The Seal song “Kiss From a Rose” won three Grammies: Best Male Pop Vocal Performance, Record of the Year and Song of the Year. (But it was on his self-titled album before it was on the soundtrack so I’m not sure which one gets credit here.)
Screenwriters the Batchlers have only had two other feature credits in the 20 years since – the Scott Spiegel-directed DTV movie MY NAME IS MODESTY: A MODESTY BLAISE ADVENTURE (2004) and Paul W.S. Anderson’s POMPEI (2014). Akiva Goldsman, however, who rewrote their script to Schumacher’s specifications, has become an extremely prolific writer and producer and won an Oscar for writing A BEAUTIFUL MIND. He is responsible for A TIME TO KILL, BATMAN AND ROBIN, LOST IN SPACE and THE DA VINCI CODE, among other things. He directed the apparently insane A WINTER’S TALE, and he’s overseeing plans for a “TRANSFORMERS cinematic universe” which, I’m guessing, means TRANSFORMERS 5 and one or zero unsuccessful spin-offs. He has become buddies with Will Smith, so his movies that I’m okay with are I, ROBOT and I AM LEGEND.
The assaultive terribleness of the 1997 followup killed any notion of Schumacher as a trustworthy director of blockbusters. He started going smaller and got great reviews for TIGERLAND, which was a breakthrough role for Colin Farrell (much as his A TIME TO KILL had been for Matthew McConaughey). He worked with Carrey again on THE NUMBER 23, which was not well received and I’ve heard Carrey has a saxophone around his neck that he never plays. I should watch that.

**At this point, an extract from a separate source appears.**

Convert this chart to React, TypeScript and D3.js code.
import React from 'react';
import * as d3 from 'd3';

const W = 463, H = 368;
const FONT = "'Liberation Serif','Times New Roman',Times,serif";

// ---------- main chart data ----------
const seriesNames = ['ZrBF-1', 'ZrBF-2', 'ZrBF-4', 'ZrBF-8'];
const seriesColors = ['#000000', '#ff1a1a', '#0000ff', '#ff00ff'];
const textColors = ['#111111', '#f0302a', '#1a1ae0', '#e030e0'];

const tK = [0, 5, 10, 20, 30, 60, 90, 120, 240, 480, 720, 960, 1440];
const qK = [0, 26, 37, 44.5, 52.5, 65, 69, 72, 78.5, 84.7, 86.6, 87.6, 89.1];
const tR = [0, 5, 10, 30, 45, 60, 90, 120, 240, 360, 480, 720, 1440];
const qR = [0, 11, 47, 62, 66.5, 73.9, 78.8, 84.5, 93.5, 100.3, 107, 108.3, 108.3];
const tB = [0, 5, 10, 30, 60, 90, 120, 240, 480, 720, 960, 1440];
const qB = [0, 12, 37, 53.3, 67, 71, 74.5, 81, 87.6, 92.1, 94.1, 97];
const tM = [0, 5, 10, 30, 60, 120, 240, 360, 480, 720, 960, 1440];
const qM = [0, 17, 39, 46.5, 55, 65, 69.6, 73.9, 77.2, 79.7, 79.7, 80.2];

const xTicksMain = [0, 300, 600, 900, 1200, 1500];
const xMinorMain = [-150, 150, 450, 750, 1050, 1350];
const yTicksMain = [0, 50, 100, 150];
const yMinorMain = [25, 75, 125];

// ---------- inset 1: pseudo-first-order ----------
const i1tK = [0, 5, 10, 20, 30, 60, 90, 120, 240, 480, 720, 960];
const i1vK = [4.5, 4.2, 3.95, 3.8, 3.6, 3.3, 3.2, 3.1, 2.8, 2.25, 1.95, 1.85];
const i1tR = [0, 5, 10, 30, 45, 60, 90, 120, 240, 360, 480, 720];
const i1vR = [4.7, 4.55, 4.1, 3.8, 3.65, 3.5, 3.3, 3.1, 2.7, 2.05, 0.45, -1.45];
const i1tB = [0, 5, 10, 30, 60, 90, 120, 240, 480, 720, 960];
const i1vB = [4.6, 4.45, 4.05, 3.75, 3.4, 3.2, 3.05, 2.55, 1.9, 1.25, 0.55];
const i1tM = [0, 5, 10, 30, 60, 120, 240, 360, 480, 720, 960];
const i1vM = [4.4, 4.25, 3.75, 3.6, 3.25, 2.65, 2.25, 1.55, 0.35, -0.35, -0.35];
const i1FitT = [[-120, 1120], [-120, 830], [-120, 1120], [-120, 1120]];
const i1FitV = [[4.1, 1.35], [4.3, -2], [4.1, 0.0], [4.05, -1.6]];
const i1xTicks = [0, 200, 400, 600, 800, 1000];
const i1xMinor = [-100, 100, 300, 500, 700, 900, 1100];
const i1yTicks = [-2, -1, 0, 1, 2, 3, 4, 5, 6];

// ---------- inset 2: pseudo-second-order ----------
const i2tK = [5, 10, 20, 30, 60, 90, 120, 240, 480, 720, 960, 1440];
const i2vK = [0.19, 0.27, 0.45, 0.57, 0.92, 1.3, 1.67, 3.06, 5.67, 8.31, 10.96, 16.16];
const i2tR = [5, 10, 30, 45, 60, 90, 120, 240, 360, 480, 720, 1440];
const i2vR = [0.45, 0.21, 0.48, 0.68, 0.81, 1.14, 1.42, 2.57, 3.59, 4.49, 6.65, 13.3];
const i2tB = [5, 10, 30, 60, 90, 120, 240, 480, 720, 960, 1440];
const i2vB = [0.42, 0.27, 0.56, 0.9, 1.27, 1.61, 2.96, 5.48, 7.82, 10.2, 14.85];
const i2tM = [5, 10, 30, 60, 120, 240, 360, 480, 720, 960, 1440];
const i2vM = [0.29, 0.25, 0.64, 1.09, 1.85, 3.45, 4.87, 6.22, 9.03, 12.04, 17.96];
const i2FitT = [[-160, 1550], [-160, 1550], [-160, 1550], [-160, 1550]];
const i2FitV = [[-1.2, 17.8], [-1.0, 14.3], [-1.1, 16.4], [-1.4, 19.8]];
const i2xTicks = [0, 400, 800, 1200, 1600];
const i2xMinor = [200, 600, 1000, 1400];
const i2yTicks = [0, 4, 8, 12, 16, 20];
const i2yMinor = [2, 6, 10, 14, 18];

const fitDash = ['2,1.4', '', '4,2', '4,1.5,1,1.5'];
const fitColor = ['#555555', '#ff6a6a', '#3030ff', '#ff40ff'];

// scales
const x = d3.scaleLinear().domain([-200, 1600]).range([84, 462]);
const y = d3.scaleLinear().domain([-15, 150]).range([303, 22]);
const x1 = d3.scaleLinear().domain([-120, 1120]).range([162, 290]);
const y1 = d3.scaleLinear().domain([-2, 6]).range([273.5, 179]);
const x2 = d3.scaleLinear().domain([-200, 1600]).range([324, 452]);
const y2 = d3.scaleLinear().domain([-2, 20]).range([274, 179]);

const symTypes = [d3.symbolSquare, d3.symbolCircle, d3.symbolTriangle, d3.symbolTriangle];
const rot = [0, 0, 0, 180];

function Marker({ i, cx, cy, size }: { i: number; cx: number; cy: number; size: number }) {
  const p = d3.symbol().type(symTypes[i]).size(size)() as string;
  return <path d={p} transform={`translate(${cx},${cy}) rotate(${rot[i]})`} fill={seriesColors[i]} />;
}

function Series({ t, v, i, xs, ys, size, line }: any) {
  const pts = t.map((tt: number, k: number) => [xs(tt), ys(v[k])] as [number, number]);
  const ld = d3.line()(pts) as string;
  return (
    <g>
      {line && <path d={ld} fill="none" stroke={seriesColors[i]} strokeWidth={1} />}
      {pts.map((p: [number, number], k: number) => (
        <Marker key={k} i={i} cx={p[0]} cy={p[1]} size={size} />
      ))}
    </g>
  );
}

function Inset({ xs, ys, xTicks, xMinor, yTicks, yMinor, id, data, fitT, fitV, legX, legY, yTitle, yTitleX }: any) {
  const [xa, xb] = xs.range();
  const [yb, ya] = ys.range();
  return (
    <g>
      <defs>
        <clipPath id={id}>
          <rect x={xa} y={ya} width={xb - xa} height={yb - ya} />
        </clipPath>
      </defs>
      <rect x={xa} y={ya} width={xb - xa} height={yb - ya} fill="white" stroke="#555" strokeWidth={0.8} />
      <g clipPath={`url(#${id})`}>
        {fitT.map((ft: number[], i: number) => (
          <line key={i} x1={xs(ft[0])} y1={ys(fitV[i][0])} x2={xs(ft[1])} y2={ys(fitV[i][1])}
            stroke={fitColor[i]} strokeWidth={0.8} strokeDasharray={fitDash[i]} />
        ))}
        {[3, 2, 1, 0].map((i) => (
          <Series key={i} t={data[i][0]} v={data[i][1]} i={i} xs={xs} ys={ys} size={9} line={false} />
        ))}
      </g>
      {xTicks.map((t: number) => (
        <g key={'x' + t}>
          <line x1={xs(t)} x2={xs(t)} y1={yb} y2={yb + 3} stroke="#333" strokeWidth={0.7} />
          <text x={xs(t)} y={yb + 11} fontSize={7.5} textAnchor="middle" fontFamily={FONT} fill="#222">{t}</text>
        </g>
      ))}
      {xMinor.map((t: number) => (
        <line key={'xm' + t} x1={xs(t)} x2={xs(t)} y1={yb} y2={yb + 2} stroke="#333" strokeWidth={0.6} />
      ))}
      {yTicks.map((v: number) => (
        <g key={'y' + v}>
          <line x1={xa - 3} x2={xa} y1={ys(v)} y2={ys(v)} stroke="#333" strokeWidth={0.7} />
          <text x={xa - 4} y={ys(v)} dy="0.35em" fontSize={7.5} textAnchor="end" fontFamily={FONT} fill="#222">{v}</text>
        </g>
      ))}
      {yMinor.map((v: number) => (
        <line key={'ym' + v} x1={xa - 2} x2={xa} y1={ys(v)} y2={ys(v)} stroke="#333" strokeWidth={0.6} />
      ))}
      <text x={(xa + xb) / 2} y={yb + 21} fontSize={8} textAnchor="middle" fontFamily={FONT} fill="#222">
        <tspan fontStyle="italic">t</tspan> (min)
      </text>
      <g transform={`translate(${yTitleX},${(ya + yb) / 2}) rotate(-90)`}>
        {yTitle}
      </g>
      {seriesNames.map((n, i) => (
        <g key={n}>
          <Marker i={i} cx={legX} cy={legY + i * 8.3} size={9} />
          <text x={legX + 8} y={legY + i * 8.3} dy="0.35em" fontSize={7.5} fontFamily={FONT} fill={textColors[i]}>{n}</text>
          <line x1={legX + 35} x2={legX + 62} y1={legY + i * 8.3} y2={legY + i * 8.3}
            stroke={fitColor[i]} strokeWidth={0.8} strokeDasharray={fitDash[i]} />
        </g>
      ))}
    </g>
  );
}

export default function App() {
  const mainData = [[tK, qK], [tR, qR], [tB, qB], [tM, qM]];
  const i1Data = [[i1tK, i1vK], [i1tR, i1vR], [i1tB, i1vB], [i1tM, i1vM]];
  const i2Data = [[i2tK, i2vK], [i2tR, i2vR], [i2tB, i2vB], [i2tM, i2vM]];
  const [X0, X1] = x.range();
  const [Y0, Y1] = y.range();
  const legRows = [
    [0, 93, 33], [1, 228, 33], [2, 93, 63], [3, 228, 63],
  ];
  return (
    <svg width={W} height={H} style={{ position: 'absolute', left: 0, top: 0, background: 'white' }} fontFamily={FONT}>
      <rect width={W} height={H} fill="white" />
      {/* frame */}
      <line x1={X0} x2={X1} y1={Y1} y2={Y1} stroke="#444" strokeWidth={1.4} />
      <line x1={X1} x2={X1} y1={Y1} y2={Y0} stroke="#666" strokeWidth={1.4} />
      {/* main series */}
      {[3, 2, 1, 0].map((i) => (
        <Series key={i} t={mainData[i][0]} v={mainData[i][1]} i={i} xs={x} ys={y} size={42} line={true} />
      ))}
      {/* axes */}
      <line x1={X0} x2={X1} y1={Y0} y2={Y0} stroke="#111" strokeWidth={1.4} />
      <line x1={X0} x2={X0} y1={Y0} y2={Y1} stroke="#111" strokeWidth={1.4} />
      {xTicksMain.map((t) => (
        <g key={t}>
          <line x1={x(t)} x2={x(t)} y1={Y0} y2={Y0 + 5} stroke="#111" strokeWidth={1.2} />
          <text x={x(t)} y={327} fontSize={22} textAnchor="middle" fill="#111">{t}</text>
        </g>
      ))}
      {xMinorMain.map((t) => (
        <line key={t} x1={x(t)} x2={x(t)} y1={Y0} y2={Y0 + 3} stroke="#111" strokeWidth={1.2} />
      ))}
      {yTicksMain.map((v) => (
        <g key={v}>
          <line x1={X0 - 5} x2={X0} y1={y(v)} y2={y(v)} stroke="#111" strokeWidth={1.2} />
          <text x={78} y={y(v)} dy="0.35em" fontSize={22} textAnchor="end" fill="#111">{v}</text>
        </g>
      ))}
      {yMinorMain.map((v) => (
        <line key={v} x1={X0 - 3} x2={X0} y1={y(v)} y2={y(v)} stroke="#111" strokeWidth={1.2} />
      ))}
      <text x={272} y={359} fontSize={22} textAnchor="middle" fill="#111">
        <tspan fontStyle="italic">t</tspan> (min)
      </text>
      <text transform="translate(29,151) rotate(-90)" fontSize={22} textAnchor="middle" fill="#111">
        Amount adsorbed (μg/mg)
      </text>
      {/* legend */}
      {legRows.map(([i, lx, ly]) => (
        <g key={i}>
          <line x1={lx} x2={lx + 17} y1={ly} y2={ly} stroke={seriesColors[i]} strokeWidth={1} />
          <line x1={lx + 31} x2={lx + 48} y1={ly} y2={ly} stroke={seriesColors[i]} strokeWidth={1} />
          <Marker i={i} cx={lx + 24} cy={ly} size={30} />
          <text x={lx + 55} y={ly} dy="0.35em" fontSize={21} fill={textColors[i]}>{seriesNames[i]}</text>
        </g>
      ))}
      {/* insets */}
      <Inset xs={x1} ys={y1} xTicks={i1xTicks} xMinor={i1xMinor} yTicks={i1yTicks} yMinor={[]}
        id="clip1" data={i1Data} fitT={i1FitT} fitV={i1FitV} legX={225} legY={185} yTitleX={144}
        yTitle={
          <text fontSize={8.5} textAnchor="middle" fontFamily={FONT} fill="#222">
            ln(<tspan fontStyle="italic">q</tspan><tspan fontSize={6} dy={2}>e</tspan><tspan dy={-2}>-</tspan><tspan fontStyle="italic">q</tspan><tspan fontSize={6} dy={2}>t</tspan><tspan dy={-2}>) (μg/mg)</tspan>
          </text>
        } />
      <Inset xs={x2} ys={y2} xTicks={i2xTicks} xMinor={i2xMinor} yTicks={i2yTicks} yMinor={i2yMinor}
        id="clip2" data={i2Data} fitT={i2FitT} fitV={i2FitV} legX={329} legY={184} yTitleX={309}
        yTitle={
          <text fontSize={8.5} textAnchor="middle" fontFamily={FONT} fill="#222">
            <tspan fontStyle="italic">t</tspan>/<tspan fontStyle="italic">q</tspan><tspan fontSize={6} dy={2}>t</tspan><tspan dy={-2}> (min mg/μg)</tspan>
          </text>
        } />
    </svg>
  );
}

Since then Schumacher has verged on straight to video with movies like BLOOD CREEK and TRESPASS, and directed two episodes of House of Cards.
I do honestly believe that Schumacher’s gawdy approach to Batman did have kind of a phoenix effect that led to the modern era of comic book movies. His choices were so uniformly terrible that they destroyed the public’s taste for the genre and temporarily killed it. Their unparallelled awfulness made it possible for the executives who thought this was “getting back on track” to throw their hands in the air and let somebody try something different. Without this we never could’ve had Christopher Nolan re-beginning Batman, but I think it also helped make the opening salvos of the modern comic book movie like BLADE and X-MEN seem really refreshing.
June 16th, 2015 at 11:47 am
I remember really digging this one when I was like 10, when it came out, but I am more than willing to believe it has not held up and that my adult self would not enjoy it. I’m happy to leave this one in the past as a vaguely happy memory.